O horror nasceu de uma brincadeira entre amigos. Nenhum demônio veio à tona, nem usaram mesas de ouija, a única parte meio clichê (para os nossos padrões) é se reunir para contar histórias de fantasmas. Deve ter sido assustador, porque no século XIX não existia jornalismo bombardeando a galera com tragédias a mil por hora, nem a internet com o acervo gigante de literatura e filmes de terror pra galera comprar a ilusão de sentir medo.
Se não deu medo, imagino que Percy Bysse Shelley e seu amigo Lord Byron tenham se divertido. Os dois eram poetas fodões, cada um de um jeito, ainda que de vez em quando conseguissem encrencas com suas reputações extra literárias. É que durante uma reunião deles veio a ideia “e se cada um de nós escrever uma história de fantasma?” Claro que a ideia foi ótima, mas os dois falharam e sabe lá em que baú os manuscritos deles caíram. Quem cumpriu a aposta foi Mary Wollstonecraft Godwin, mais conhecida pelo nome após o casamento com Percy Bysse: Mary Shelley.
O prêmio dela foi póstumo, pois sem perceber ela ajudou a criar parte do que entendemos por horror. Seu filho mais conhecido é Frankenstein, referência tão comum que às vezes até quem não leu tem uma boa noção da história, graças ao legado (re)criado a partir dela por entusiastas de horror e da literatura da época.
O prêmio dela foi póstumo, pois sem perceber ela ajudou a criar parte do que entendemos por horror.
A narrativa original do livro, publicado em 1818, é extremamente simples. Escrita em forma de cartas, temos breves correspondências onde, junto ao destinatário, tomamos conhecimento de uma história muito assustadora para ser real. Parece que o remetente das cartas nem acredita nela ou não quer acreditar, porque é tão inverossímil quanto… você sabe.
Daí a ficção dentro da ficção começa, e a história “real” com ela. O jovem Victor Frankenstein conta de suas nobres origens, detalha sua vida familiar com pai, mãe e seus irmãos, conta de como sua irmã de criação Elizabeth e Justine foram adotadas, confia a vida inteira na leitura de quem vai receber sua história escrita. Só faltou confiar mais nas próprias percepções além do mundo que conhecia.
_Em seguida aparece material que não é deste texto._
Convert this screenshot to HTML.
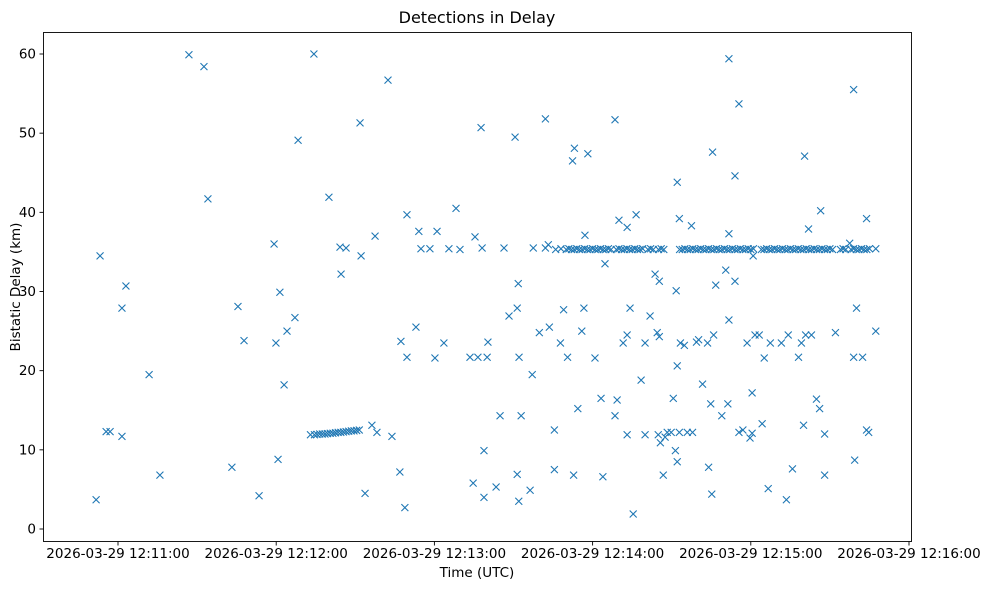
<!DOCTYPE html>
<html><head><meta charset="utf-8"><style>
html,body{margin:0;padding:0;background:#fff;}
svg{display:block;font-family:"DejaVu Sans","Liberation Sans",sans-serif;}
</style></head><body>
<svg id="chart" width="989" height="590" viewBox="0 0 989 590" xmlns="http://www.w3.org/2000/svg">
<rect x="0" y="0" width="989" height="590" fill="#fff"/>
<text x="477" y="23" font-size="16" text-anchor="middle">Detections in Delay</text>
<g id="marks"></g>
<g id="axes"></g>
<rect x="43.5" y="32.5" width="868" height="509" fill="none" stroke="#000" stroke-width="0.9"/>
<text x="477" y="577" font-size="13.5" text-anchor="middle">Time (UTC)</text>
<text x="20" y="287" font-size="13.5" text-anchor="middle" transform="rotate(-90 20 287)">Bistatic Delay (km)</text>
</svg>
<script>
// seconds after 2026-03-29 12:11:00 UTC
const times = [-8.3,-6.8,-4.5,-3.0,1.5,1.5,3.0,11.8,15.9,26.9,32.6,34.1,43.2,45.5,47.8,53.5,59.2,59.9,60.7,61.4,63.0,64.1,67.1,68.3,74.3,80.0,84.2,84.6,86.5,91.8,92.2,93.7,96.3,97.5,98.2,102.4,103.9,106.9,107.3,108.8,109.6,109.6,113.0,114.1,114.9,118.3,120.2,121.0,123.6,125.5,128.2,129.7,133.5,134.7,135.4,136.5,137.7,138.1,138.8,138.8,140.0,140.3,143.4,144.9,146.4,148.3,150.6,151.4,151.8,151.4,152.0,152.1,152.9,156.3,157.1,157.5,159.8,162.1,162.1,163.6,163.2,165.5,165.5,167.8,169.0,170.5,172.4,173.1,172.8,174.4,175.9,176.7,177.1,178.2,180.9,183.2,183.9,184.7,188.5,188.5,189.3,190.0,191.6,193.1,193.1,193.1,194.2,195.4,196.5,198.4,199.9,199.9,201.8,203.7,204.5,204.9,205.3,205.7,205.3,206.8,207.5,208.3,209.8,210.6,211.4,211.7,212.1,212.1,212.1,212.9,212.9,213.3,214.8,215.9,217.5,217.9,219.4,220.2,221.7,223.6,224.0,224.8,225.2,225.5,225.9,226.7,229.0,230.5,231.3,231.7,231.7,231.7,234.0,234.0,235.5,235.5,237.0,238.6,239.7,240.5,240.5,240.9,241.6,243.2,244.3,245.1,246.6,247.4,251.6,253.5,254.2,255.8,258.1,259.2,260.0,260.4,260.8,261.9,263.0,264.9,266.1,266.5,268.0,268.0,272.1,277.5,279.0,279.4,280.1,279.0,282.4,283.9,283.9,284.7,287.4,287.4,
73,74.5,75.5,76.5,77.5,78.5,79.5,80.5,81.5,82.5,83.5,84.5,85.5,86.5,87.5,88.5,89.5,90.5,91.5,
166,168,170,171,172,173,174,175,176,177,178,179,180,181,182,183,184,185,186,187,189,190,191,192,193,194,195,196,197,198,199,201,202,203,205,206,207,213,214,215,216,217,218,219,220,221,222,223,224,225,226,227,228,229,230,231,232,233,234,235,236,237,238,239,240,241,244,245,246,247,248,249,250,251,252,253,254,255,256,257,258,259,260,261,262,263,264,265,266,267,268,269,270,271,274,275,276,278,279,280,281,282,283,284,285];
const delays = [3.7,34.5,12.3,12.3,11.7,27.9,30.7,19.5,6.8,59.9,58.4,41.7,7.8,28.1,23.8,4.2,36.0,23.5,8.8,29.9,18.2,25.0,26.7,49.1,60.0,41.9,35.6,32.2,35.5,51.3,34.5,4.5,13.1,37.0,12.2,56.7,11.7,7.2,23.7,2.7,39.7,21.7,25.5,37.6,35.4,35.4,21.6,37.6,23.5,35.4,40.5,35.3,21.7,5.8,36.9,21.7,50.7,35.5,9.9,4.0,21.7,23.6,5.3,14.3,35.5,26.9,49.5,27.9,31.0,6.9,3.5,21.7,14.3,4.9,19.5,35.5,24.8,51.8,35.5,25.5,35.9,12.5,7.5,23.5,27.7,21.7,46.5,48.1,6.8,15.2,25.0,27.9,37.1,47.4,21.6,16.5,6.6,33.5,51.7,14.3,16.3,39.0,23.5,38.1,11.9,24.5,27.9,1.9,39.7,18.8,23.5,11.9,26.9,32.2,24.8,11.9,24.3,10.9,31.3,6.8,11.6,12.2,12.2,16.5,9.9,30.1,20.6,8.5,43.8,39.2,12.2,23.5,23.2,12.2,38.3,12.2,23.6,23.9,18.3,23.5,7.8,15.8,4.4,47.6,24.5,30.8,14.3,32.7,15.8,37.3,59.4,26.4,44.6,31.3,53.7,12.2,12.5,23.5,11.5,17.2,12.1,34.5,24.5,24.5,13.3,21.6,5.1,23.5,23.5,3.7,24.5,7.6,21.7,23.5,13.1,47.1,24.5,37.9,24.5,16.4,15.2,40.2,12.0,6.8,24.8,36.1,55.5,8.7,27.9,21.7,21.7,39.2,12.5,12.2,25.0,35.4,
11.9,11.9,11.95,12.0,12.0,12.0,12.05,12.1,12.1,12.15,12.2,12.2,12.25,12.3,12.35,12.4,12.4,12.45,12.5,
35.3,35.4,35.3,35.4,35.3,35.3,35.4,35.3,35.3,35.4,35.3,35.3,35.4,35.3,35.3,35.4,35.3,35.3,35.4,35.3,35.3,35.4,35.3,35.3,35.4,35.3,35.3,35.4,35.3,35.3,35.4,35.3,35.4,35.3,35.3,35.4,35.3,35.3,35.3,35.4,35.3,35.3,35.4,35.3,35.3,35.4,35.3,35.3,35.4,35.3,35.3,35.4,35.3,35.3,35.4,35.3,35.3,35.4,35.3,35.3,35.4,35.3,35.3,35.4,35.3,35.4,35.3,35.3,35.4,35.3,35.3,35.4,35.3,35.3,35.4,35.3,35.3,35.4,35.3,35.3,35.4,35.3,35.3,35.4,35.3,35.3,35.4,35.3,35.3,35.4,35.3,35.3,35.4,35.3,35.3,35.4,35.3,35.3,35.4,35.3,35.3,35.4,35.3,35.3,35.4];
const xTickSeconds = [0,60,120,180,240,300];
const xTickLabels = ["2026-03-29 12:11:00","2026-03-29 12:12:00","2026-03-29 12:13:00","2026-03-29 12:14:00","2026-03-29 12:15:00","2026-03-29 12:16:00"];
const yTicks = [0,10,20,30,40,50,60];

const NS = "http://www.w3.org/2000/svg";
function xScale(s){ return 118 + s * (158.2/60); }
function yScale(v){ return 529 - v * (475/60); }
const marks = document.getElementById('marks');
const axes = document.getElementById('axes');
function mk(tag, attrs){ const e=document.createElementNS(NS,tag); for(const k in attrs) e.setAttribute(k,attrs[k]); return e; }
const n = Math.min(times.length, delays.length);
for(let i=0;i<n;i++){
  const x=xScale(times[i]), y=yScale(delays[i]), r=3.5;
  const p = mk('path',{d:`M${x-r},${y-r}L${x+r},${y+r}M${x-r},${y+r}L${x+r},${y-r}`,stroke:'#1f77b4','stroke-width':'1.1',fill:'none'});
  
  
  marks.appendChild(p);
}
xTickSeconds.forEach((s,i)=>{
  const x=xScale(s);
  const t=mk('line',{x1:x,x2:x,y1:541.5,y2:545.5,stroke:'#000','stroke-width':'0.9'});
  
  
  axes.appendChild(t);
  const l=mk('text',{x:x,y:558,'font-size':'13.5','text-anchor':'middle'});
  
  
  l.textContent=xTickLabels[i];
  axes.appendChild(l);
});
yTicks.forEach(v=>{
  const y=yScale(v);
  const t=mk('line',{x1:39.5,x2:43.5,y1:y,y2:y,stroke:'#000','stroke-width':'0.9'});
  
  
  axes.appendChild(t);
  const l=mk('text',{x:36,y:y+4.5,'font-size':'13.5','text-anchor':'end'});
  
  
  l.textContent=String(v);
  axes.appendChild(l);
});
</script>
</body></html>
O jovem Victor era um sonhador. Não se considera assim, mas é fácil ter essa impressão dele, principalmente quando narra suas ambições e sede por conhecimento, parece criar um ideal tão grande que não cabe em si quando toca no assunto. É fácil entender como tal sonho nasceu, pois algumas partes do que ele nos conta de sua vida e seu envelhecimento deixam pistas claras disso. Parece uma fantasia distante quando ele fala de seus ideais, mas quando eles começam a tomar forma é que a razão para não acreditar nessa história vem à tona.
O sonho de Frankenstein não tomou “forma”. Ganhou vida. A partir de uma enorme colcha científica de retalhos, Victor deu vida a um ser de aparência humana, forte, desfigurado e sem noção de convivência com o mundo. O comportamento da criatura é consequência direta de como Victor a trata, mas o nobre criador estava muito ocupado sendo deus para se tocar dessa responsabilidade. Mais ainda tentando se esquivar da sua cria, ansiosa por convivência ainda que nos próprios termos – mas basta lembrar de tudo que o jovem ingênuo Victor nos contou, e perceber quem não existe apenas um monstro nesse ambiente.
A escrita elegante de Mary Wollstonecraft e a pompa poética de Percy Shelley se combinam, embora cada um tenha escrito em gêneros e com interesses distintos; além dessas características e da linguagem rebuscada, o casal tinha referências literárias em comum. Uma delas é John Milton, autor de Paraíso Perdido (1667), uma narrativa em versos da queda humana do paraíso bíblico. Percy também contou histórias – nem todas longas – em versos, Ozzymandias e Prometeu sendo as mais lembradas (Ozzymandias é o nome daquele personagem metido a dono do mundo na franquia Watchmen, emprestado do Shelley). Já Mary mandou o romance que o marido e o amigo dele não pariram. Falando de queda, poder, ambição, ciência, sensação de propriedade, Mary trouxe à tona uma coleção de horrores em forma humana, cuja criação ninguém quer assumir.